Even as the world’s richest few saw their reserves zooming and fortunes booming, loss of livelihoods, joblessness, destitution, hunger, displacement, eviction from rented homes and decline in nutrition has ensured that ranks of the starving, unwashed and roofless multitudes would only keep swelling in the years ahead. Here are a few snapshots of how poverty would ensnare more and more people:
- Last year, more than 180 countries temporarily closed their schools, leaving close to 1.7 billion children and youth out of school when closures were at their peak. Children in the poor countries were deprived of as much as four months of schooling, compared with six weeks for children in high income countries.
- One’s likelihood of dying from COVID-19 is significantly higher if he or she is poor. If he or she is black or indigenous community, it is likely to be higher still, for instance, in Brazil, afro-descendants were much more likely to die than White Brazilians. If their death rate had been the same as White people’s, then as of June 2020 over 9,200 afro-descendants would have still been alive.
- Explosion of hunger due to COVID-led loss of income is expected to have killed 6,000 people every day towards the end of 2020.
- An ILO report has said that, with almost 90% working in the informal economy in India, about 40 crore people were at the risk of falling deeper into poverty.

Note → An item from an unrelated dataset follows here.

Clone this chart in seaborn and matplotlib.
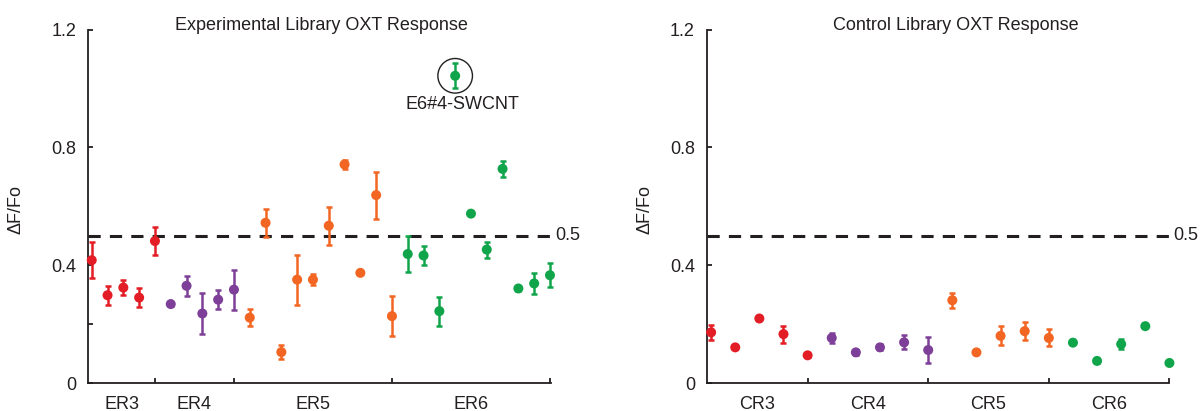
import numpy as np
import pandas as pd
import matplotlib
matplotlib.use("Agg")
import matplotlib.pyplot as plt
import seaborn as sns

# ---------------- data ----------------
exp_groups = ["ER3", "ER4", "ER5", "ER6"]
exp_er3_mean = [0.417, 0.298, 0.324, 0.290, 0.482]
exp_er3_err = [0.061, 0.032, 0.026, 0.031, 0.049]
exp_er4_mean = [0.268, 0.330, 0.236, 0.283, 0.317]
exp_er4_err = [0.005, 0.034, 0.068, 0.033, 0.068]
exp_er5_mean = [0.222, 0.544, 0.105, 0.351, 0.351, 0.534, 0.742, 0.374, 0.638, 0.227]
exp_er5_err = [0.029, 0.047, 0.023, 0.085, 0.019, 0.065, 0.015, 0.005, 0.080, 0.069]
exp_er6_mean = [0.438, 0.433, 0.244, 1.043, 0.575, 0.453, 0.727, 0.321, 0.338, 0.366]
exp_er6_err = [0.060, 0.033, 0.049, 0.042, 0.005, 0.027, 0.026, 0.008, 0.037, 0.040]

ctl_groups = ["CR3", "CR4", "CR5", "CR6"]
ctl_cr3_mean = [0.172, 0.121, 0.219, 0.166, 0.094]
ctl_cr3_err = [0.025, 0.005, 0.005, 0.029, 0.004]
ctl_cr4_mean = [0.153, 0.104, 0.121, 0.138, 0.112]
ctl_cr4_err = [0.018, 0.008, 0.010, 0.024, 0.045]
ctl_cr5_mean = [0.281, 0.104, 0.160, 0.176, 0.153]
ctl_cr5_err = [0.025, 0.005, 0.032, 0.031, 0.029]
ctl_cr6_mean = [0.137, 0.075, 0.132, 0.193, 0.068]
ctl_cr6_err = [0.005, 0.006, 0.018, 0.004, 0.004]

group_colors = ["#E31D25", "#7D3F97", "#F26522", "#10A54A"]
threshold = 0.5
highlight_group = "ER6"
highlight_index = 3
highlight_label = "E6#4-SWCNT"

exp_title = "Experimental Library OXT Response"
ctl_title = "Control Library OXT Response"
y_label = "ΔF/Fo"

# ---------------- style ----------------
sns.set_theme(style="ticks")
plt.rcParams["font.family"] = ["Liberation Sans", "DejaVu Sans"]
INK = "#231F20"
FS = 13


def build_df(groups, means, errs):
    rows = []
    pos = 1
    for g, m, e in zip(groups, means, errs):
        for i, (mv, ev) in enumerate(zip(m, e)):
            rows.append({"pos": pos, "val": mv, "err": ev, "group": g, "idx": i})
            pos += 1
    return pd.DataFrame(rows)


def draw(ax, groups, means, errs, xlim, yticks, yticklabels, title, title_x,
         ylabel_x):
    df = build_df(groups, means, errs)
    pal = dict(zip(groups, group_colors))
    ax.axhline(threshold, color=INK, lw=2.2, ls=(0, (4, 3)), zorder=1)
    for g in groups:
        sub = df[df["group"] == g]
        eb = ax.errorbar(sub["pos"], sub["val"], yerr=sub["err"], fmt="none",
                         ecolor=pal[g], elinewidth=1.8, capsize=2.3,
                         capthick=1.8, zorder=2)
        for art in eb.lines[1] + eb.lines[2]:
            art.set_clip_on(False)
    sns.scatterplot(data=df, x="pos", y="val", hue="group", palette=pal,
                    s=52, edgecolor="none", linewidth=0, legend=False, ax=ax,
                    zorder=3, clip_on=False)
    ax.set_xlim(*xlim)
    ax.set_ylim(0, 1.2)
    # group boundaries and label positions
    sizes = [len(m) for m in means]
    bounds = np.cumsum(sizes).astype(float)
    lefts = np.concatenate([[xlim[0]], bounds[:-1]])
    mids = (lefts + bounds) / 2
    ax.set_xticks(bounds)
    ax.set_xticklabels([""] * len(bounds))
    ax.set_xticks(mids, minor=True)
    ax.set_xticklabels(groups, minor=True)
    ax.tick_params(axis="x", which="major", direction="in", length=3.6,
                   width=1.3, color=INK)
    ax.tick_params(axis="x", which="minor", length=0, pad=9.5,
                   labelsize=FS, labelcolor=INK)
    ax.set_yticks(yticks)
    ax.set_yticklabels(yticklabels)
    ax.tick_params(axis="y", direction="in", length=3.6, width=1.3, color=INK,
                   pad=8.5, labelsize=FS, labelcolor=INK)
    for side in ["left", "bottom"]:
        ax.spines[side].set_linewidth(1.3)
        ax.spines[side].set_color(INK)
    sns.despine(ax=ax)
    ax.set_xlabel("")
    ax.set_ylabel(y_label, fontsize=FS, color=INK)
    ax.yaxis.set_label_coords(ylabel_x, 0.49)
    ax.text(title_x, 1.0, title, transform=ax.transAxes, ha="center",
            va="baseline", fontsize=FS, color=INK)
    ax.text(1.009, threshold, "0.5", transform=ax.get_yaxis_transform(),
            ha="left", va="center", fontsize=FS, color=INK)
    return df


fig = plt.figure(figsize=(12.02, 4.11), dpi=100)
fig.patch.set_facecolor("white")
ax1 = fig.add_axes([0.0735, 0.0681, 0.3847, 0.860])
ax2 = fig.add_axes([0.588, 0.0681, 0.3849, 0.860])

df_exp = draw(ax1, exp_groups,
              [exp_er3_mean, exp_er4_mean, exp_er5_mean, exp_er6_mean],
              [exp_er3_err, exp_er4_err, exp_er5_err, exp_er6_err],
              (0.785, 30.05), [0, 0.2, 0.4, 0.8, 1.2],
              ["0", "", "0.4", "0.8", "1.2"], exp_title, 0.505, -0.137)

draw(ax2, ctl_groups,
     [ctl_cr3_mean, ctl_cr4_mean, ctl_cr5_mean, ctl_cr6_mean],
     [ctl_cr3_err, ctl_cr4_err, ctl_cr5_err, ctl_cr6_err],
     (0.82, 20.0), [0, 0.4, 0.8, 1.2], ["0", "0.4", "0.8", "1.2"],
     ctl_title, 0.538, -0.115)

# highlighted sensor
hl = df_exp[(df_exp["group"] == highlight_group) & (df_exp["idx"] == highlight_index)].iloc[0]
ax1.scatter([hl["pos"]], [hl["val"]], s=620, facecolors="none",
            edgecolors=INK, linewidths=1.0, zorder=4)
ax1.annotate(highlight_label, xy=(hl["pos"], hl["val"]), xytext=(5, -24.2),
             textcoords="offset points", ha="center", va="baseline",
             fontsize=FS, color=INK)

fig.savefig("out.png", dpi=100, facecolor="white")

Between the two contrasting portrayals of people, i.e., those rolling in wealth and the ones wallowing in poverty, stand the words of Antonio Guterres, UN Secretary General stand showing the humanity the path ahead of them. Choice would be theirs. He said: “COVID-19 has been likened to an X-ray, revealing fractures in the fragile skeleton of the societies we have built. It is exposing fallacies and falsehoods everywhere: The lie that free markets can deliver healthcare for all; the fiction that unpaid care work is not work; the delusion that we live in a post-racist world; the myth that we are all in the same boat. While we are all floating on the same sea, it is clear that some are in super yachts, while others are clinging to the debris drifting over their putrid waters.”
M A Siraj is Bengaluru based seasoned journalist who writes for a variety of newspapers including The Hindu, and news portals.